In light of the various requirements imposed by PRC regulations on loans to, and direct investment in, mainland China entities by offshore holding companies, we cannot assure you that we will be able to complete the necessary government registrations or obtain the necessary government approvals on a timely basis, if at all, with respect to future loans by us to our mainland China subsidiaries or with respect to future capital contributions by us to our mainland China subsidiaries. If we fail to complete such registrations or obtain such approvals, our ability to use the proceeds from our equity offerings and to capitalize or otherwise fund our mainland China operations may be negatively affected, which could materially and adversely affect our liquidity and our ability to fund and expand our business.
Regulation - Risk 3
PRC regulations relating to foreign exchange registration of international investment by mainland China residents may subject our mainland China resident beneficial owners or our mainland China subsidiaries to liability or penalties, limit our ability to inject capital into these subsidiaries, limit mainland China subsidiaries' ability to increase their registered capital or distribute profits to us, or may otherwise adversely affect us.

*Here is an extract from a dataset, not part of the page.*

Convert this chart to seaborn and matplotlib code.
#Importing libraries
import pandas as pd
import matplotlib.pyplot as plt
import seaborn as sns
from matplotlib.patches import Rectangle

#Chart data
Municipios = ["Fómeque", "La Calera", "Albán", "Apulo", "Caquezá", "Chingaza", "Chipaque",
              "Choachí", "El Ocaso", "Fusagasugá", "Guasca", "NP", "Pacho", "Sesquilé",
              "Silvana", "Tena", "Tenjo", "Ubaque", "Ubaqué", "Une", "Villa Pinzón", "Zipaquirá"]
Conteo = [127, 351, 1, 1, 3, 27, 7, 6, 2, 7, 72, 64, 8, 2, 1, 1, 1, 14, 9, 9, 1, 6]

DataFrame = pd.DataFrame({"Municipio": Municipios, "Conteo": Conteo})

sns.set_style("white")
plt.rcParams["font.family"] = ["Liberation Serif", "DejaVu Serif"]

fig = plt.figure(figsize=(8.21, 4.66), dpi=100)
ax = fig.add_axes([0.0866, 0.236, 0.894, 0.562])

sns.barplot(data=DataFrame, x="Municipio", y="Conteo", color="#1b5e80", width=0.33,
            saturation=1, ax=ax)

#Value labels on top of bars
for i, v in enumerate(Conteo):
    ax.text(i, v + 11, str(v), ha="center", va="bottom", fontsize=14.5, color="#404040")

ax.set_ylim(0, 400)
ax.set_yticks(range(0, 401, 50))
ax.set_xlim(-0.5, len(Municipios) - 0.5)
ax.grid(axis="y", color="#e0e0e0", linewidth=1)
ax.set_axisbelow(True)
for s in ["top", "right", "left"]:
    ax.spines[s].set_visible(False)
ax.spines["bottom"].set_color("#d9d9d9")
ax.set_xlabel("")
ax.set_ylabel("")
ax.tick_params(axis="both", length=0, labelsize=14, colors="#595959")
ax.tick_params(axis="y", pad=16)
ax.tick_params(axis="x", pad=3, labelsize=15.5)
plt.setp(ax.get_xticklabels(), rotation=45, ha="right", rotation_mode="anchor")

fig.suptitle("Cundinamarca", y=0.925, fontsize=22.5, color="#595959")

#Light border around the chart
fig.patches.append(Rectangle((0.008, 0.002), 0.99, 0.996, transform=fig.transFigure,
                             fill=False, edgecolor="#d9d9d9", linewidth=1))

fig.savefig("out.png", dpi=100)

A series of circulars promulgated by government authorities require mainland China residents to register with qualified banks in connection with their direct establishment or indirect control of an offshore entity, for the purpose of international investment and financing, with such mainland China residents' legally owned assets or equity interests in domestic enterprises or offshore assets or interests, which is referred to in SAFE Circular 37 as a "special purpose vehicle." In the event that a mainland China resident holding interests in a special purpose vehicle fails to complete the required SAFE registration, the mainland China subsidiaries of that special purpose vehicle may be prohibited from making profit distributions to the offshore parent and from carrying out subsequent cross-border foreign exchange activities, and the special purpose vehicle may be restricted in its ability to contribute additional capital into its mainland China subsidiaries. Furthermore, failure to comply with the various SAFE registration requirements described above could result in liability under PRC law for evasion of foreign exchange controls.
We cannot assure you that all of our shareholders or beneficial owners who are mainland China residents will at all times comply with, or in the future make or obtain any applicable registrations or approvals required by foreign exchange regulations. Mr. Jack Jiajia Huang and Ms. Ting Shu, who directly or indirectly hold shares in our Cayman Islands holding company and who are known to us as being mainland China residents have completed the initial foreign exchange registrations, amended their registrations to reflect our corporate restructuring in November 2014. In addition, we may not at all times be fully aware or informed of the identities of all our shareholders or beneficial owners that are required to make such registrations, and we may not be able to compel them to comply with all applicable foreign exchange regulations. The failure or inability of such individuals to comply with the registration procedures set forth in these regulations may subject us to fines or legal sanctions, restrictions on our cross-border investment activities, or obtain foreign-exchange-dominated loans from our company, or prevent us from making distributions or paying dividends. As a result, our business operations and our ability to make distributions to you could be materially and adversely affected.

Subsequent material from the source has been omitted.